I sighed, shoulders slumping. I hadn’t slept in two days. Well, technically three. Time was ticking with my case. I’d still heard nothing about imposter Hook, and Maddox was sleeping and hadn’t stirred even an inch, and I was basically at the end of my rope. I was hanging on by a thin thread of hope. Add to that that Bo wanted me to head over to Midas’s castle in about an hour’s time to see if maybe he’d learned anything in the days since the attack, and I was going fecking insane.
“I’ve never been to a mundane café before,” I said slowly. “How does this work exactly? All I see on your sign is coffee, and”—I pointed to the sign, which was nothing more than emoting faces, some mad, sad, happy, etcetera—“what the hells is this? What juice are you talking about?”
“What the hells, man,” the woman behind me hissed loud enough for me to hear. “Comes to a witches’ bar and doesn’t know what in the hells she’s doing. Hurry up!”
I narrowed my eyes, tapping my fingers on the countertop, telling myself not to turn around and snap her head off her neck for being so bloody annoying.
The petite cashier smirked. “The faces are just asking you what kind of mood you’d like.”
“So what, it’s like a shot of emotion or something? You can do that?”
“Goddammit, is she slow or something? How stupid do you have to be, like seriously?” that same bitch behind me hissed, then I heard the man beside her whisper, “Glenda, stop it. We only learned about this last week ourselves.”
The cashier grinned with a twinkling gleam in her bright-green eyes. “Something like that. You seem a little stressed. Perhaps I can help.”
I ground my front teeth together. I could hear the foot-tapping behind me growing louder.
If I weren’t wearing my badge, I’d probably lose my head, but I was wearing a badge, and I was so damned tired. “Yeah, whatever. Just give me whatever.”
“Coming right up.” Then she turned and in a loud voice that cut as clear as bells through the cacophony of noises, called out, “One large dark with a shot each of forbea
rance and qui vive !”
My eyebrows rose on my forehead. What was that, and did I even want to know? It was a witch hospital, so it stood to reason there might be witches working in the café. Had they spiked the flavorings with their spells? I was starting to rethink my drink order. But I was also thinking I might kill something before the day was through if I didn’t get my drug.
So I said nothing as I watched a skinny and pale-skinned brunette with long pigtails that fell past her breasts whip up my drink in what seemed like no time at all. Then she grabbed two clear bottles full of glittering colored liquid that made me think of dyed unicorn tears.
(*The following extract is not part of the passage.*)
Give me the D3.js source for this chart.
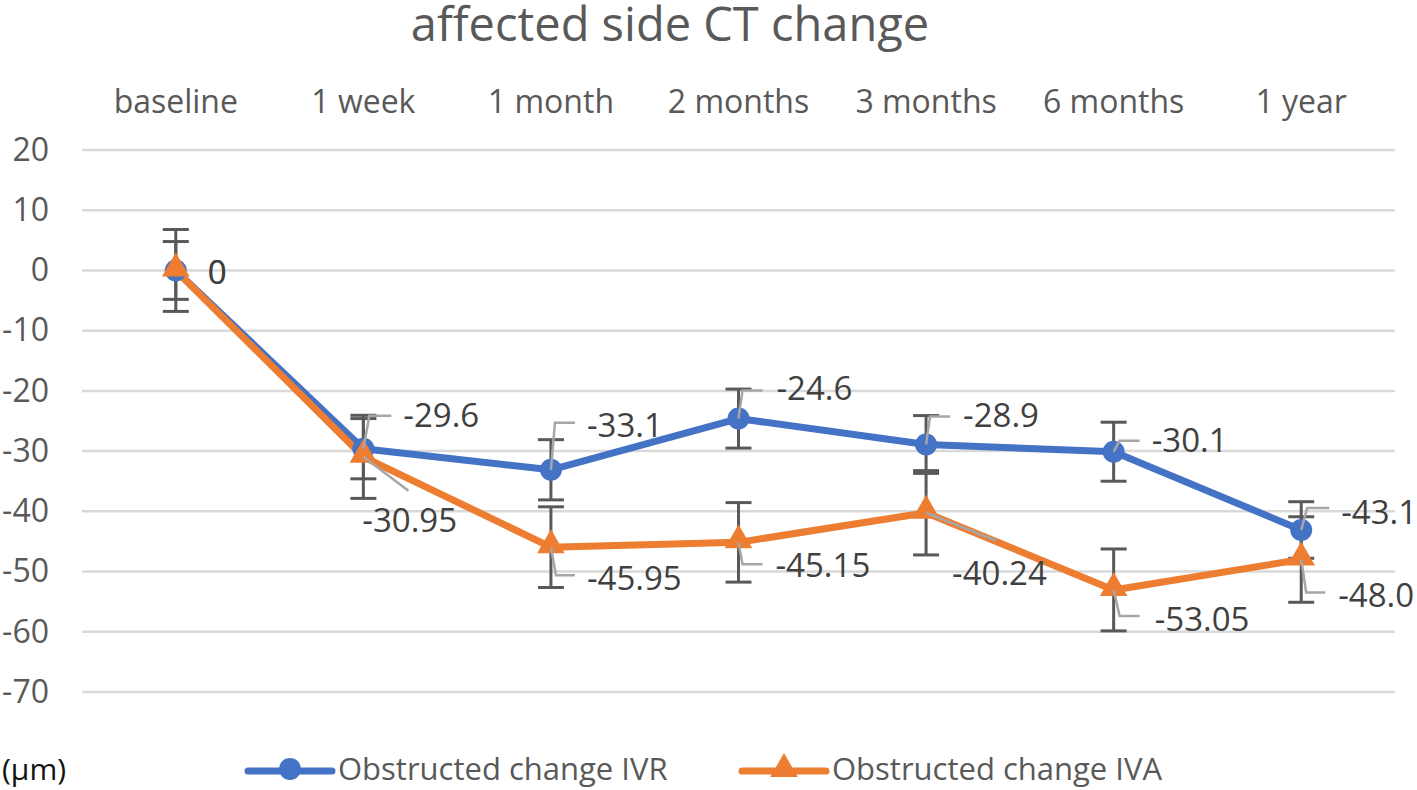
<!DOCTYPE html>
<html><head><meta charset="utf-8">
<script src="https://cdn.jsdelivr.net/npm/d3@7"></script>
<style>body{margin:0;background:#fff}svg{display:block}</style>
</head><body>
<script>
// ---- data ----
const categories = ["baseline","1 week","1 month","2 months","3 months","6 months","1 year"];
const ivrValues = [0,-29.6,-33.1,-24.6,-28.9,-30.1,-43.1];
const ivaValues = [0,-30.95,-45.95,-45.15,-40.24,-53.05,-48.0];
const ivrSD = [4.8,5.0,5.0,4.9,4.8,4.9,4.7];
const ivaSD = [6.8,6.9,6.7,6.6,7.0,6.8,7.1];
const ivrLabels = ["0","-29.6","-33.1","-24.6","-28.9","-30.1","-43.1"];
const ivaLabels = ["0","-30.95","-45.95","-45.15","-40.24","-53.05","-48.0"];
const yTicks = [20,10,0,-10,-20,-30,-40,-50,-60,-70];
const seriesNames = ["Obstructed change IVR","Obstructed change IVA"];
const titleText = "affected side CT change";
const unitText = "(μm)";

// ---- layout ----
const W = 1417, H = 790;
const FONT = "'Open Sans', 'Noto Sans', sans-serif";
const BLUE = "#4472C4", ORANGE = "#ED7D31";
const svg = d3.select("body").append("svg").attr("width", W).attr("height", H);

const x = d3.scaleBand().domain(categories).range([82, 1395]);
const cx = c => x(c) + x.bandwidth()/2;
const y = d3.scaleLinear().domain([-70, 20]).range([692, 150]);

// title
svg.append("text").attr("x", 670).attr("y", 41).attr("text-anchor","middle")
  .attr("font-family", FONT).attr("font-size", 47).attr("fill","#595959").text(titleText);

// gridlines
svg.append("g").selectAll("line").data(yTicks).join("line")
  .attr("x1", 82).attr("x2", 1395).attr("y1", d=>y(d)).attr("y2", d=>y(d))
  .attr("stroke","#D9D9D9").attr("stroke-width",2.5);

// y axis labels
const yAxis = d3.axisLeft(y).tickValues(yTicks).tickSize(0).tickPadding(0).tickFormat(d3.format("d"));
const gy = svg.append("g").attr("transform","translate(49,0)").call(yAxis);
gy.select(".domain").remove();
gy.selectAll("text").attr("font-family", FONT).attr("font-size", 32).attr("fill","#595959")
  .text(d => d < 0 ? "-" + Math.abs(d) : d);

// x axis (top) labels
const xAxis = d3.axisTop(x).tickSize(0).tickPadding(0);
const gx = svg.append("g").attr("transform","translate(0,113)").call(xAxis);
gx.select(".domain").remove();
gx.selectAll("text").attr("font-family", FONT).attr("font-size", 32).attr("fill","#595959");

// error bars
function errorBars(vals, sds) {
  const g = svg.append("g").attr("stroke","#595959").attr("stroke-width",3).attr("fill","none");
  categories.forEach((c,i) => {
    const X = cx(c), y1 = y(vals[i]+sds[i]), y2 = y(vals[i]-sds[i]);
    g.append("line").attr("x1",X).attr("x2",X).attr("y1",y1).attr("y2",y2);
    g.append("line").attr("x1",X-13).attr("x2",X+13).attr("y1",y1).attr("y2",y1);
    g.append("line").attr("x1",X-13).attr("x2",X+13).attr("y1",y2).attr("y2",y2);
  });
}
errorBars(ivrValues, ivrSD);
errorBars(ivaValues, ivaSD);

// lines
const line = d3.line().x((d,i)=>cx(categories[i])).y(d=>y(d));
svg.append("path").datum(ivrValues).attr("d", line).attr("fill","none")
  .attr("stroke",BLUE).attr("stroke-width",7).attr("stroke-linejoin","round").attr("stroke-linecap","round");
svg.append("path").datum(ivaValues).attr("d", line).attr("fill","none")
  .attr("stroke",ORANGE).attr("stroke-width",7).attr("stroke-linejoin","round").attr("stroke-linecap","round");

// markers
const circleSym = d3.symbol().type(d3.symbolCircle).size(380);
const triSym = d3.symbol().type(d3.symbolTriangle).size(330);
svg.append("g").selectAll("path").data(ivrValues).join("path")
  .attr("d", circleSym).attr("fill",BLUE)
  .attr("transform",(d,i)=>`translate(${cx(categories[i])},${y(d)})`);
svg.append("g").selectAll("path").data(ivaValues).join("path")
  .attr("d", triSym).attr("fill",ORANGE)
  .attr("transform",(d,i)=>`translate(${cx(categories[i])},${y(d)-2})`);

// data labels with leader lines
const ivrLabelLayout = [
  {dx:32, dy:2, lead:null},
  {dx:40, dy:-33, lead:[[0,0],[6,-33],[28,-33]]},
  {dx:36, dy:-44, lead:[[0,0],[4,-47],[24,-47]]},
  {dx:38, dy:-30, lead:[[0,0],[4,-28],[24,-28]]},
  {dx:37, dy:-29, lead:[[0,0],[4,-28],[24,-28]]},
  {dx:38, dy:-11, lead:[[0,0],[6,-11],[26,-11]]},
  {dx:40, dy:-18, lead:[[0,0],[6,-22],[28,-22]]}
];
const ivaLabelLayout = [
  {dx:32, dy:2, lead:null},
  {dx:-1, dy:64, lead:[[0,0],[45,34]]},
  {dx:36, dy:31, lead:[[0,0],[5,28],[24,28]]},
  {dx:37, dy:23, lead:[[0,0],[4,22],[24,22]]},
  {dx:26, dy:61, lead:[[0,0],[70,28]]},
  {dx:41, dy:30, lead:[[0,0],[6,26],[26,26]]},
  {dx:37, dy:36, lead:[[0,0],[5,33],[24,33]]}
];
function dataLabels(vals, labels, layout) {
  const g = svg.append("g");
  vals.forEach((v,i) => {
    const X = cx(categories[i]), Y = y(v), L = layout[i];
    if (L.lead) {
      g.append("path").attr("d", d3.line()(L.lead.map(p=>[X+p[0], Y+p[1]])))
        .attr("fill","none").attr("stroke","#A6A6A6").attr("stroke-width",2.5);
    }
    g.append("text").attr("x", X+L.dx).attr("y", Y+L.dy).attr("dy","0.35em")
      .attr("font-family", FONT).attr("font-size", 33).attr("fill","#404040").text(labels[i]);
  });
}
dataLabels(ivrValues, ivrLabels, ivrLabelLayout);
dataLabels(ivaValues, ivaLabels, ivaLabelLayout);

// unit
svg.append("text").attr("x", 2).attr("y", 769).attr("dy","0.35em")
  .attr("font-family", FONT).attr("font-size", 30).attr("fill","#111").text(unitText);

// legend
const legend = [
  {name: seriesNames[0], color: BLUE, sym: circleSym, x0: 248},
  {name: seriesNames[1], color: ORANGE, sym: triSym, x0: 742}
];
legend.forEach(l => {
  const g = svg.append("g");
  g.append("line").attr("x1", l.x0).attr("x2", l.x0+84).attr("y1",771).attr("y2",771)
    .attr("stroke", l.color).attr("stroke-width",7).attr("stroke-linecap","round");
  g.append("path").attr("d", l.sym).attr("fill", l.color).attr("transform",`translate(${l.x0+42},${769})`);
  g.append("text").attr("x", l.x0+90).attr("y",769).attr("dy","0.35em")
    .attr("font-family", FONT).attr("font-size", 31).attr("fill","#595959").text(l.name);
});
</script>
</body></html>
One was golden. The other was a deep aquamarine blue. The pale barista squirted a drop of each into my cup, gave it a quick stir, added a lid, then tossed it over her shoulder to my cashier, who grabbed it without even turning around.
I blinked. “What was…” I shook my head. “How?”
She didn’t answer my question, but her eyes sparkled as she looked at me and said, “Here you go.”
A little stunned by how odd that had been, I reached into my pocket, pulled out a wad of cash and tipped them both well. That had been the most entertainment I’d had in days, sadly.
I grabbed hold of the cup and sniffed it tentatively. All I smelled was the bitter, slightly burnt scent of black gold.
Needing the jolt of caffeine more than I mourned the loss of my delicious squid ink, I took a large swig. The texture was velvety and rich as it slid down the back of my throat, like warmed caramel with hints of bitter dark chocolate. I sighed as that wondrous elixir worked its magick on me.
The shots of whatever had clearly been a gimmick. I couldn’t even taste them—though to be honest, I had no idea what forbearance or qui vive was supposed to taste like—but I could grudgingly admit that the coffee wasn’t as noxious as I’d expected it would be. I took another, bigger sip, loving the feel of it warming my belly, then I started to move.
“Finally! Rude much?” the female behind me asked with a snort.